Теперь-то всем было понятно, что его новогоднее письмо в «Таймс», полное необычной для него ярости, было симптомом. Для многих это стало облегчением — для тех, кому неуютно было думать об этом письме, как об укоре. Весь институт теперь вспоминал, что Гидеон уже не первый месяц был не в себе. Какое там — уже три года, с тех пор, как лейкемия унесла его жену Доротею. Конечно, он мужественно перенес потерю, но разве не стал он после этого отстраненным? И с каждым годом все больше? Никто не замечал этого лишь потому, что Гидеон был очень занят. Он перестал брать отпуска, выезжать в семейный домик у озера, а все произносил речи в обществе по защите мира, в котором был сопредседателем. Он слишком много работал. Теперь все было ясно. Только почему-то никто не замечал этого до того апрельского вечера, когда Гидеон начал публичную лекцию по вопросам научной этики. Сначала он молчал, глядя в зал, 35 секунд (приблизительно; кто-то из матемафилософов в зале засек время, когда тишина стала болезненной, но еще не была невыносимой), а потом медленно, тихо, хрипло — никто не мог потом выкинуть из головы его голос — объявил: «Основной проблемой, занимающей ныне физиков-теоретиков нашей половины Западного полушария является квантовое определение смерти». Потом он закрыл рот и уставился на аудиторию.

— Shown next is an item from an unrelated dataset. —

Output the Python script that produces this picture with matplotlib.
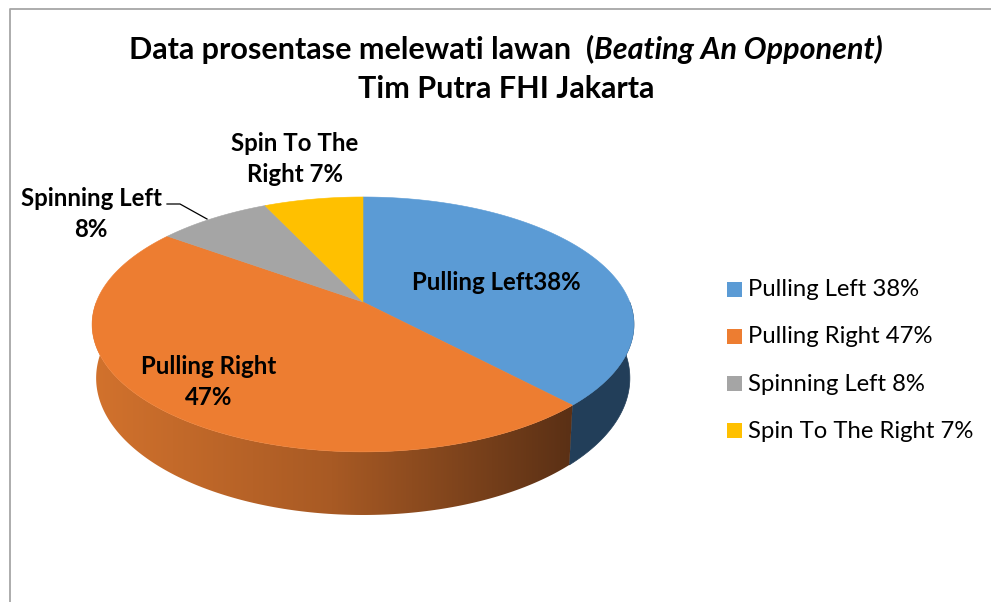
import numpy as np
import matplotlib
matplotlib.use('Agg')
import matplotlib.pyplot as plt
from matplotlib.patches import Polygon, Rectangle
from matplotlib.colors import LinearSegmentedColormap

# data
labels = ['Pulling Left', 'Pulling Right', 'Spinning Left', 'Spin To The Right']
values = [38, 47, 8, 7]
colors = ['#5B9BD5', '#ED7D31', '#A5A5A5', '#FFC000']
slice_texts = ['Pulling Left38%', 'Pulling Right\n47%', 'Spinning Left\n8%', 'Spin To The\nRight 7%']

plt.rcParams['font.family'] = ['Lato', 'DejaVu Sans']

fig = plt.figure(figsize=(9.91, 6.02), dpi=100)
ax = fig.add_axes([0, 0, 1, 1])
ax.set_xlim(0, 991)
ax.set_ylim(602, 0)
ax.axis('off')

# chart border (left + top visible)
ax.plot([10, 10, 991], [602, 9, 9], color='#A6A6A6', lw=1.3)

# pie geometry in pixel space, simple perspective (front looks bigger)
cx, cy = 363, 302
A, B, p = 123.5, 266.7, 0.176
depth0 = 52


def arc(a0, a1, n=160, bottom=False):
    t = np.radians(np.linspace(a0, a1, n))
    u, v = np.cos(t), np.sin(t)
    s = 1 + p * v
    x = B * u / s
    y = cy - A * v / s
    if bottom:
        x = x * 0.985
        y = y + depth0 / s
    return cx + x, y


total = sum(values)
cum = np.concatenate([[0], np.cumsum(values)])
theta1 = 90 - cum[:-1] / total * 360
theta2 = 90 - cum[1:] / total * 360

side_cmap = LinearSegmentedColormap.from_list('side', ['#D2722D', '#A85A24', '#5A3015'])

# side walls (front half only)
for i in range(len(values)):
    lo, hi = theta2[i], theta1[i]
    for k in (-2, -1, 0):
        f0, f1 = -180 + 360 * k, 360 * k
        a0, a1 = max(lo, f0), min(hi, f1)
        if a1 <= a0:
            continue
        xs, ys = arc(a0, a1)
        xb, yb = arc(a0, a1, bottom=True)
        px = np.concatenate([xs, xb[::-1]])
        py = np.concatenate([ys, yb[::-1]])
        if i == 1:
            poly = Polygon(np.column_stack([px, py]), closed=True, facecolor='none',
                           edgecolor='none')
            ax.add_patch(poly)
            grad = np.linspace(0, 1, 256).reshape(1, -1)
            im = ax.imshow(grad, cmap=side_cmap, aspect='auto',
                           extent=[px.min(), px.max(), py.max(), py.min()], zorder=1)
            im.set_clip_path(poly)
        else:
            ax.add_patch(Polygon(np.column_stack([px, py]), closed=True,
                                 facecolor='#223E59', edgecolor='#223E59', lw=0.5, zorder=1))

# top faces
for i in range(len(values)):
    xs, ys = arc(theta1[i], theta2[i])
    px = np.concatenate([[cx], xs])
    py = np.concatenate([[cy], ys])
    ax.add_patch(Polygon(np.column_stack([px, py]), closed=True,
                         facecolor=colors[i], edgecolor=colors[i], lw=0.4, zorder=2))

# slice labels
label_pos = [(496, 282), (209, 382), (91, 214), (295, 159)]
for txt, (x, y) in zip(slice_texts, label_pos):
    ax.text(x, y, txt, ha='center', va='center', fontsize=17.3, fontweight='bold',
            linespacing=1.4, zorder=5)
ax.plot([167, 180, 207], [204, 204, 219], color='black', lw=0.9, zorder=5)

# legend
for i, (lab, val) in enumerate(zip(labels, values)):
    y = 289 + i * 47.3
    ax.add_patch(Rectangle((727, y - 7.5), 15, 15, facecolor=colors[i], edgecolor='none'))
    ax.text(748, y + 7, f'{lab} {val}%', ha='left', va='baseline', fontsize=17.2)

# title with italic part
fig.canvas.draw()
r = fig.canvas.get_renderer()
part1 = 'Data prosentase melewati lawan  ('
part2 = 'Beating An Opponent)'
t1 = ax.text(0, 59, part1, fontsize=22, fontweight='bold', va='baseline')
t2 = ax.text(0, 59, part2, fontsize=22, fontweight='bold', style='italic', va='baseline')
w1 = t1.get_window_extent(r).width
w2 = t2.get_window_extent(r).width
x0 = 506 - (w1 + w2) / 2
t1.set_x(x0)
t2.set_x(x0 + w1)
ax.text(506, 98, 'Tim Putra FHI Jakarta', fontsize=22, fontweight='bold',
        ha='center', va='baseline')

fig.savefig('out.png', dpi=100)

Хансен, произносивший вступительную речь, был человеком сообразительным и крепко сложенным. Он без особого труда уговорил Гидеона зайти за кулисы и затащил профессора в одну из аудиторий. Там-то Гидеон и настоял на мытье грифельных досок. К насилию он не прибегал, хотя вел себя, по словам Хансена, «исключительно своенравно». Позднее Хансен долго раздумывал, не было ли поведение Гидеона и прежде своенравным и даже, можно сказать, своевольным, и не следовало ли ему употребить вместо того слово «иррациональный», как от него и ожидали. Но размышления эти привели, в свою очередь, к раздумьям, а было ли поведение Гидеона (как физика-
теоретика) когда-либо рациональным, и более того — было ли, в строгом смысле слова, рациональным поведение самого Хансена (как физика-теоретика или по жизни). Обо этих философских спекуляциях он, однако же, промолчал, и несколько выходных посвятил строительству сада камней.
Не проявляя агрессивных тенденций, Гидеон, однако, попытался бежать. В какой-то момент он, очевидно, как-то разом осознал, что медицинская помощь уже вызвана, и взялся за дело решительно. Заявив находившимся рядом декану, доктору Хансену, доктору Мехта и студенту мистеру Чью (еще несколько работников института и слушателей занимались тем, что не пускали в здание репортеров и любопытствующих): «Вы заканчивайте тут, а я пойду в сороковую», — он подхватил ведро и губку и ринулся в пустую аудиторию по другую сторону коридора. Только последовавшие за ним доктор Хансен и мистер Чью не дали профессору открыть окно. Этаж был первый, и намерения Гидеона были совершенно ясны. Он непрестанно повторял: «Выпустите меня, пожалуйста, выпустите», — и Чью с Хансеном пришлось удерживать его силой. Профессор немного поборолся, пытаясь высвободиться, потом затих и, казалось, задумался. Незадолго до прибытия скорой медицинской помощи он тихонько предложил Чью: «Знаете, если мы сядем на пол, они нас не заметят», — а когда медики вошли в комнату, громко заявил: «Ну ладно, как пожелаете», — и заорал или, быть может, завизжал. Студент Чью, восходящая звезда биофизики, не сталкивавшийся дотоле с человеческими страданиями, отпустил руку профессора и разрыдался. Медики, сталкивавшиеся с человеческими страданиями даже слишком часто, спешно ввели пациенту быстродействующий транквилизатор. Через 35 секунд (приблизительно) профессор замолк и покорно дал надеть на себя смирительную рубашку. На лице его застыло выражение легкого удивления или, быть может, любопытства.